But even where both men and women might suffer an interruption of ministry, I've noticed that with woman pastors, the ramifications of a perceived misstep are more severe and the tolerance for pastoral error is lower. Women pastors, especially those who are single, are expected to be both pastor and pastor's wife. Woe to her if she doesn't show up with a pie for the social, though her male predecessors never did! Women pastors are more susceptible to being pushed around by strong lay leaders, and more likely to be resented if they push back. Strong doctrine coming from the mouth of a woman is frequently considered "unpastoral"--a woman should look out for people's feelings! A woman pastor can be taken as anti-man, simply by virtue or (vice?) of having gone for ordination, and grievances will accumulate that she has no idea of. And let not a clergywoman betray any unsurehandedness on a church's tiller! Too often, I have observed, it will be put down to a lack of competence, rather than to simple inexperience or to systematic problems in the congregation itself. This tendency in higher judiciaries can work against male pastors' ministries as well. But isn't there just a wee bit more temptation to swoop in and rescue the poor little woman and send her off for counselling while the congregation goes its merry way?

To be fair to my current presbytery, they pretty much had to send in the cavalry on my last fulltime charge. The church had been chewing up and spitting out (male) pastors for the past twenty years, and my only distinction was that I was the catalyst that brought things to a head. But in that, my being a woman was instrumental. Even before I took that call, the Committee on Ministry in their formal interview said, "This church hasn't had a woman pastor before.
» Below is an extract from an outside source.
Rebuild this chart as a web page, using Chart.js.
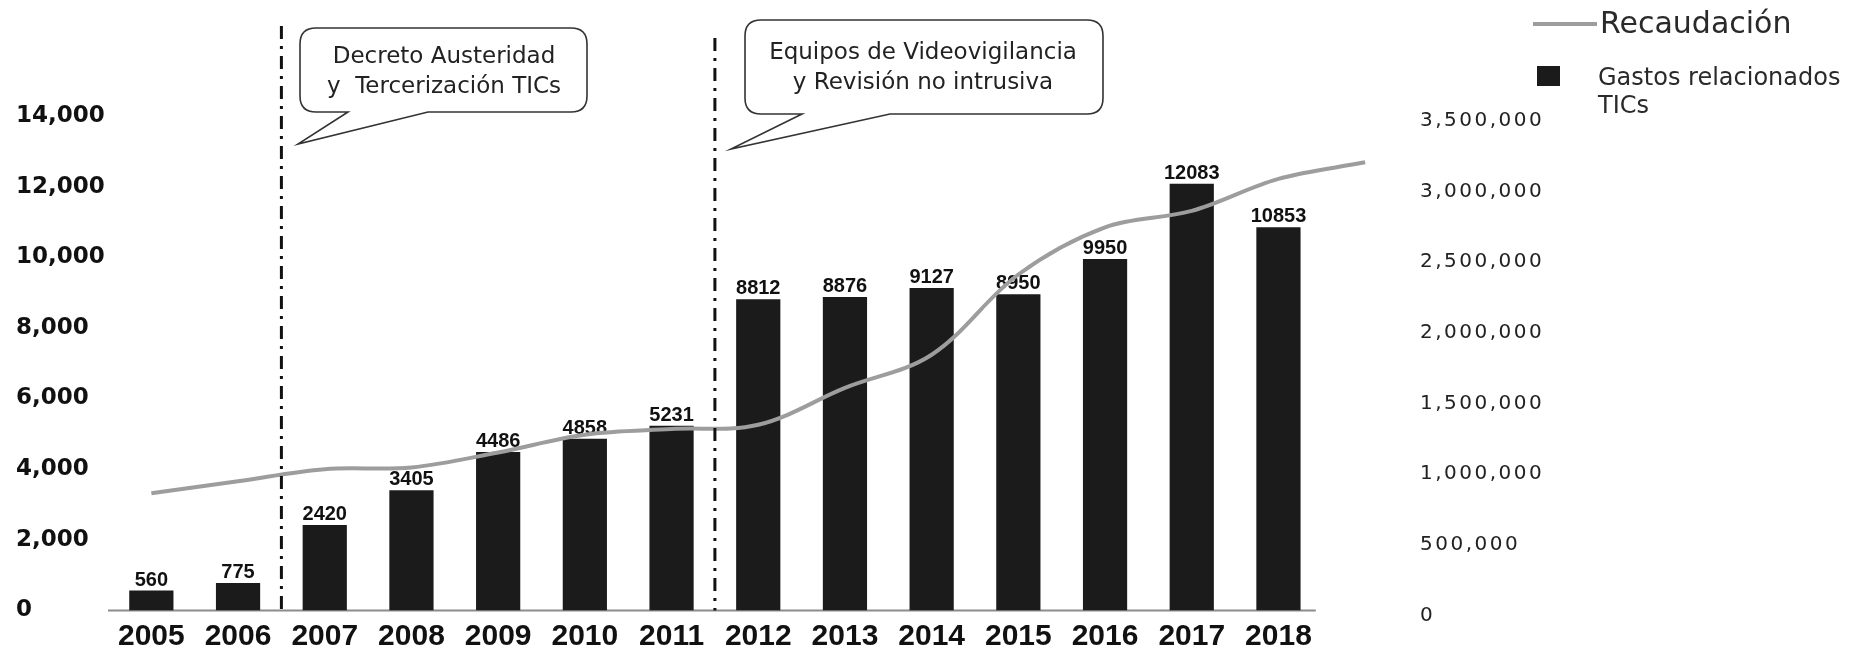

Do you think [the Clerk of Session who was also the Moderator of the Pastor Nominating Committee] might want you because he thinks that as a woman you'd be easier to manipulate?" Oh, no, no, he was a nice, upstanding guy! We were in total agreement on doctrine and church leadership! He'd never do that!
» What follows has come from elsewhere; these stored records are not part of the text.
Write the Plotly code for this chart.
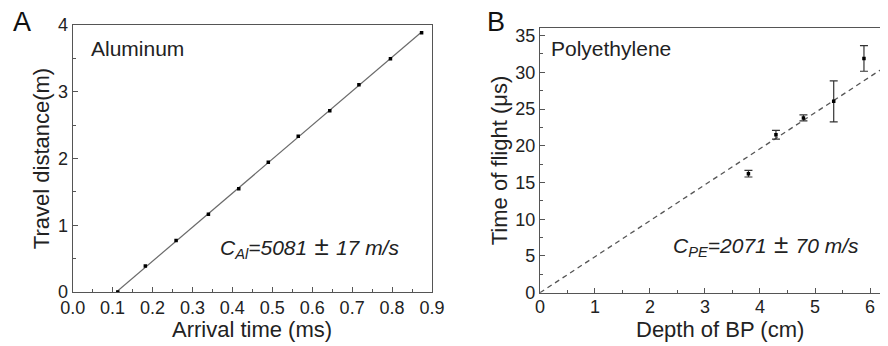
import numpy as np
import plotly.graph_objects as go

# Panel A: Aluminum
al_time_ms = [0.113, 0.182, 0.259, 0.340, 0.416, 0.490, 0.565, 0.644, 0.717, 0.796, 0.874]
al_dist_m = [0.0, 0.39, 0.77, 1.164, 1.548, 1.943, 2.332, 2.717, 3.106, 3.496, 3.885]

# Panel B: Polyethylene
pe_depth_cm = [3.79, 4.29, 4.79, 5.34, 5.89]
pe_tof_us = [16.2, 21.5, 23.8, 26.05, 31.9]
pe_err_us = [0.45, 0.6, 0.4, 2.8, 1.75]
pe_fit_slope_us_per_cm = 4.9  # dashed fit line through origin

FONT = "Liberation Sans, Arial, sans-serif"
W, H = 880, 338  # page body has an 8px margin
fig = go.Figure()

# fit line for A
coef = np.polyfit(al_time_ms, al_dist_m, 1)
x0 = -coef[1] / coef[0]
fx = np.array([x0, max(al_time_ms)])
fig.add_trace(go.Scatter(x=fx, y=np.polyval(coef, fx), mode="lines",
                         line=dict(color="#6a6a6a", width=1.2),
                         xaxis="x", yaxis="y", showlegend=False))
fig.add_trace(go.Scatter(x=al_time_ms, y=al_dist_m, mode="markers",
                         marker=dict(symbol="square", size=3.5, color="black"),
                         xaxis="x", yaxis="y", showlegend=False))

# fit line for B (through origin)
bx = np.array([0.0, 6.5])
fig.add_trace(go.Scatter(x=bx, y=pe_fit_slope_us_per_cm * bx, mode="lines",
                         line=dict(color="#555555", width=1.3, dash="5px,4px"),
                         xaxis="x2", yaxis="y2", showlegend=False))
fig.add_trace(go.Scatter(x=pe_depth_cm, y=pe_tof_us, mode="markers",
                         marker=dict(symbol="square", size=3.5, color="black"),
                         error_y=dict(type="data", array=pe_err_us, visible=True,
                                      color="#333333", thickness=1.2, width=4),
                         xaxis="x2", yaxis="y2", showlegend=False))

axis_common = dict(showline=True, linecolor="#555555", linewidth=1.3,
                   showgrid=False, zeroline=False, ticks="inside", ticklen=5,
                   tickcolor="#555555", tickwidth=1, automargin=False,
                   tickfont=dict(family=FONT, size=18, color="#222222"),
                   title_font=dict(family=FONT, size=22, color="#222222"))

fig.update_layout(
    width=W, height=H,
    margin=dict(l=0, r=0, t=0, b=0),
    paper_bgcolor="white", plot_bgcolor="white",
    xaxis=dict(axis_common, domain=[0.0735, 0.4818], range=[0, 0.9], dtick=0.1,
               tickformat=".1f", mirror=True, anchor="y", ticklabelstandoff=-1,
               minor=dict(ticks="inside", ticklen=3, dtick=0.05, tickcolor="#555555")),
    yaxis=dict(axis_common, domain=[0.1598, 0.9497], range=[0, 4], dtick=1,
               mirror=True, anchor="x",
               minor=dict(ticks="inside", ticklen=3, dtick=0.5, tickcolor="#555555"),
               title=dict(text="Travel distance(m)", standoff=2)),
    xaxis2=dict(axis_common, domain=[0.6045, 1.0], range=[0, 6.327], dtick=1,
                mirror=True, anchor="y2", ticklabelstandoff=-2,
                minor=dict(ticks="inside", ticklen=3, dtick=0.5, tickcolor="#555555")),
    yaxis2=dict(axis_common, domain=[0.1577, 0.94], range=[0, 36], dtick=5,
                mirror=False, anchor="x2",
                minor=dict(ticks="inside", ticklen=3, dtick=2.5, tickcolor="#555555"),
                title=dict(text="Time of flight (μs)", standoff=1)),
)

title_font = dict(family=FONT, size=22, color="#222222")
fig.add_annotation(text="Arrival time (ms)", x=0.2773, y=0.048, xref="paper", yref="paper",
                   xanchor="center", yanchor="middle", showarrow=False, font=title_font)
fig.add_annotation(text="Depth of BP (cm)", x=0.809, y=0.048, xref="paper", yref="paper",
                   xanchor="center", yanchor="middle", showarrow=False, font=title_font)

ann_font = dict(family=FONT, size=21, color="#222222")
pm = "<span style='font-size:26px'> ± </span>"
fig.add_annotation(text="A", x=0.003, y=0.96, xref="paper", yref="paper",
                   xanchor="left", yanchor="middle", showarrow=False,
                   font=dict(family=FONT, size=27, color="#111111"))
fig.add_annotation(text="B", x=0.5415, y=0.96, xref="paper", yref="paper",
                   xanchor="left", yanchor="middle", showarrow=False,
                   font=dict(family=FONT, size=27, color="#111111"))
fig.add_annotation(text="Aluminum", x=0.04, y=3.65, xref="x", yref="y",
                   xanchor="left", yanchor="middle", showarrow=False, font=ann_font)
fig.add_annotation(text="Polyethylene", x=0.17, y=33.2, xref="x2", yref="y2",
                   xanchor="left", yanchor="middle", showarrow=False, font=ann_font)
fig.add_annotation(text="<i>C<sub>Al</sub>=5081</i>" + pm + "<i>17 m/s</i>", x=0.365, y=0.68,
                   xref="x", yref="y", xanchor="left", yanchor="middle",
                   showarrow=False, font=ann_font)
fig.add_annotation(text="<i>C<sub>PE</sub>=2071</i>" + pm + "<i>70 m/s</i>", x=2.38, y=6.6,
                   xref="x2", yref="y2", xanchor="left", yanchor="middle",
                   showarrow=False, font=ann_font)

fig.write_html("out.html")
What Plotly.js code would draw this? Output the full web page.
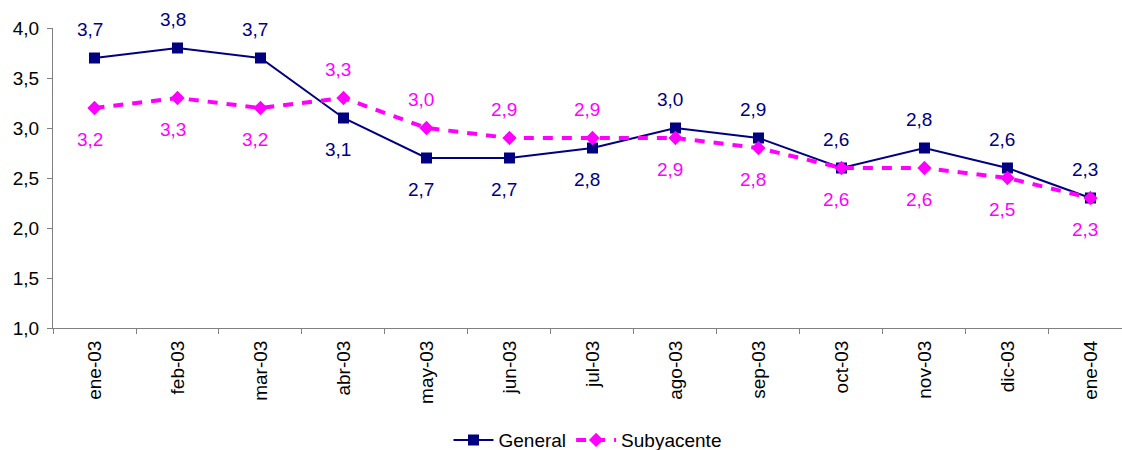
<!DOCTYPE html>
<html><head><meta charset="utf-8">
<script src="https://cdn.plot.ly/plotly-3.0.1.min.js"></script>
<style>html,body{margin:0;padding:0;background:#fff}#chart{width:1122px;height:450px}</style>
</head><body><div id="chart"></div>
<script>
const categories = ['ene-03','feb-03','mar-03','abr-03','may-03','jun-03','jul-03','ago-03','sep-03','oct-03','nov-03','dic-03','ene-04'];
const general = [3.7,3.8,3.7,3.1,2.7,2.7,2.8,3.0,2.9,2.6,2.8,2.6,2.3];
const subyacente = [3.2,3.3,3.2,3.3,3.0,2.9,2.9,2.9,2.8,2.6,2.6,2.5,2.3];
const generalLabelSide = ['above','above','above','below','below','below','below','above','above','above','above','above','above'];
const subyacenteLabelSide = ['below','below','below','above','above','above','above','below','below','below','below','below','below'];
const yTicks = [1.0,1.5,2.0,2.5,3.0,3.5,4.0];

const NAVY = '#000080', MAG = '#FF00FF';
const FONT = 'Liberation Sans, Arial, sans-serif';

const traces = [
  {x: categories, y: general, name: 'General', type: 'scatter', mode: 'lines+markers',
   line: {color: NAVY, width: 2}, marker: {symbol: 'square', size: 11, color: NAVY}},
  {x: categories, y: subyacente, name: 'Subyacente', type: 'scatter', mode: 'lines+markers',
   line: {color: MAG, width: 4, dash: '10px,9px'}, marker: {symbol: 'diamond', size: 11, color: MAG}}
];

function labels(vals, sides, color) {
  return vals.map((v, i) => ({
    x: categories[i], y: v, xref: 'x', yref: 'y', showarrow: false,
    text: v.toFixed(1).replace('.', ','),
    yshift: sides[i] === 'above' ? 29 : -31, xshift: -5,
    font: {family: FONT, size: 19, color: color}
  }));
}

const layout = {
  width: 1122, height: 450,
  margin: {l: 53, r: 0, t: 28, b: 122, autoexpand: false},
  paper_bgcolor: '#fff', plot_bgcolor: '#fff',
  separators: ',.',
  showlegend: true,
  legend: {orientation: 'h', x: 0.5, xanchor: 'center', yref: 'container', y: 0.022, yanchor: 'middle',
           font: {family: FONT, size: 19, color: '#000'}, itemwidth: 40},
  xaxis: {type: 'category', range: [-0.5, 12.38], showline: true, linecolor: '#808080', linewidth: 1,
          ticks: 'outside', tickson: 'boundaries', ticklen: 5, tickcolor: '#808080',
          tickangle: -90, showgrid: false, zeroline: false, automargin: false, ticklabelstandoff: 4,
          tickfont: {family: FONT, size: 19, color: '#000'}},
  yaxis: {range: [1, 4], tickvals: yTicks, tickformat: '.1f', showline: true, linecolor: '#808080', linewidth: 1,
          ticks: 'outside', ticklen: 5, tickcolor: '#808080', showgrid: false, zeroline: false, automargin: false,
          ticklabelstandoff: 4,
          tickfont: {family: FONT, size: 19, color: '#000'}},
  annotations: labels(general, generalLabelSide, NAVY).concat(labels(subyacente, subyacenteLabelSide, MAG))
};

Plotly.newPlot('chart', traces, layout, {displayModeBar: false, staticPlot: true});
</script></body></html>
Yes, he would. If he could have gotten a little twerp of a clergyman to play Mr. Collins to his Lady Catherine de Bourgh, that would have served his purpose. But as a woman, I was seen as ideal: the powerless figurehead, with the clerk and his family as the real motive force. As a woman, I would not make trouble; I would let things go on as they had in the three years they'd been without an installed pastoral head.
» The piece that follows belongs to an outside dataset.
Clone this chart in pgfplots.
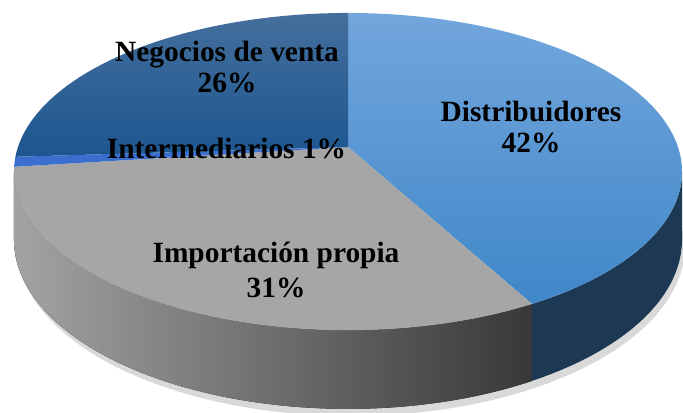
\documentclass[border=0pt]{standalone}
\usepackage{pgfplots}
\usepackage{pgfplotstable}
\pgfplotsset{compat=1.18}
\usepgfplotslibrary{fillbetween}
\usepackage{fontspec}
\setmainfont{Liberation Serif}

\definecolor{distT}{HTML}{72A6DC}
\definecolor{distB}{HTML}{4087C9}
\definecolor{distS}{HTML}{1C3852}
\definecolor{negT}{HTML}{446F9D}
\definecolor{negB}{HTML}{1D5690}
\definecolor{interC}{HTML}{3A6FD0}
\definecolor{impT}{HTML}{A6A6A6}
\definecolor{impSL}{HTML}{A3A3A3}
\definecolor{impSR}{HTML}{383838}

\pgfplotstableread{
label share
Distribuidores 42
Importacion 31
Intermediarios 1
Negocios 26
}\piedata

\begin{document}
\begin{tikzpicture}
\pgfplotstablegetelem{0}{share}\of\piedata \let\sA\pgfplotsretval
\pgfplotstablegetelem{1}{share}\of\piedata \let\sB\pgfplotsretval
\pgfplotstablegetelem{2}{share}\of\piedata \let\sC\pgfplotsretval
\pgfplotstablegetelem{3}{share}\of\piedata \let\sD\pgfplotsretval
\pgfmathsetmacro\aZero{90}
\pgfmathsetmacro\aOne{\aZero-3.6*\sA}
\pgfmathsetmacro\aTwo{\aOne-3.6*\sB}
\pgfmathsetmacro\aThree{\aTwo-3.6*\sC}
\pgfmathsetmacro\aFour{\aThree-3.6*\sD}
\begin{axis}[
  width=683bp, height=413bp, scale only axis,
  xmin=0, xmax=683, ymin=0, ymax=413,
  hide axis,
  declare function={
    px(\t)=348+330*cos(\t)/(1+0.155*sin(\t));
    py(\t)=266+154.8*sin(\t)/(1+0.155*sin(\t));
    pb(\t)=266+(154.8*sin(\t)-66.5)/(1+0.155*sin(\t));
    ps(\t)=266+(154.8*sin(\t)-72.5)/(1+0.155*sin(\t));
  },
  samples=90,
]
% soft shadow
\addplot[name path=Sb, draw=none, domain=-5:-175] ({px(x)+3},{ps(x)});
\addplot[name path=Sa, draw=none, domain=-5:-175] ({px(x)},{pb(x)});
\addplot[fill=black, fill opacity=0.15] fill between[of=Sa and Sb];

% side: Distribuidores
\addplot[name path=Dt, draw=none, domain=\aOne:-8.9] ({px(x)},{py(x)});
\addplot[name path=Db, draw=none, domain=\aOne:-8.9] ({px(x)},{pb(x)});
\addplot[fill=distS] fill between[of=Dt and Db];

% side: Importacion propia
\addplot[name path=It, draw=none, domain=-171.1:\aOne] ({px(x)},{py(x)});
\addplot[name path=Ib, draw=none, domain=-171.1:\aOne] ({px(x)},{pb(x)});
\addplot[left color=impSL, right color=impSR] fill between[of=It and Ib];

% tops
\addplot[draw=none, top color=distT, bottom color=distB, domain=\aZero:\aOne]
  ({px(x)},{py(x)}) -- (axis cs:348,266) -- cycle;
\addplot[draw=none, fill=impT, domain=\aOne:\aTwo]
  ({px(x)},{py(x)}) -- (axis cs:348,266) -- cycle;
\addplot[draw=none, fill=interC, domain=\aTwo:\aThree, samples=10]
  ({px(x)},{py(x)}) -- (axis cs:348,266) -- cycle;
\addplot[draw=none, top color=negT, bottom color=negB, domain=\aThree:\aFour]
  ({px(x)},{py(x)}) -- (axis cs:348,266) -- cycle;

% labels
\tikzset{lab/.style={anchor=base, inner sep=0pt, font=\bfseries\fontsize{29.5}{31}\selectfont}}
\node[lab] at (axis cs:531,291) {Distribuidores};
\node[lab] at (axis cs:531,260) {42\%};
\node[lab] at (axis cs:227,351) {Negocios de venta};
\node[lab] at (axis cs:227,320) {26\%};
\node[lab] at (axis cs:226.5,254) {Intermediarios 1\%};
\node[lab] at (axis cs:276,150) {Importación propia};
\node[lab] at (axis cs:276,115) {31\%};
\end{axis}
\end{tikzpicture}
\end{document}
But, surprise! I did not. I could not. And as I was overmatched in my clerk, the presbytery had to step in. For the record, the clerk and his family jumped ship to another denomination, and the remnant of the congregation have settled down under the hand of a part-time Stated Supply, who is-- a woman.

. . . This was not supposed to be a rant, but a reflection. So, as I look forward to a future fulltime pastorate, let me reflect on what I would do differently. Let me consider what the interview process would be like, God helping, as I offered myself to a church as a woman pastor.

I would explore with a PNC what it would mean for the church to have a woman pastor. What would be the hopes? The fears? The expectations?

I would begin as I meant to go on. If I meant to be forthright and outspoken, I would be that in the interviews. The forms of cooperation I expected from my lay leaders, I'd make known from the first. I would do my best to make sure the committee saw me, and not just what I might represent to them as a "woman pastor." I would flee the temptation to be what they wanted me to be, instead of who I am.

I would be honest about my capabilities and what I could deliver. I would not fall into the trap of promising the moon when I can only bring a good three-way lamp. On the other hand, I would be willing to be stretched and to grow.

I would, God willing, have the courage to follow up on anything that seemed doubtful. I would not let my desire for a call turn my vision distorted and rosy. As I pursued such matters, I would do so with an attitude of "we all want what's best for the church. Let's see if I would be a good person to work together with you to achieve that best."

And I would look out for what I could bring the congregation, for how I could serve them, and not be swayed by the excitement of being wanted into accepting a position that isn't really mine.

Because, let's face it, it is very "feminine" to want to avoid conflict, to want to be nice, to want to be wanted. I have to acknowledge those tendencies in myself and turn them around for good. I have to face that every pulpit committee will inevitably see me as a woman first, though for much of the past decade my attitude has been, "My gender doesn't matter. What matters is preaching and ministering the Gospel."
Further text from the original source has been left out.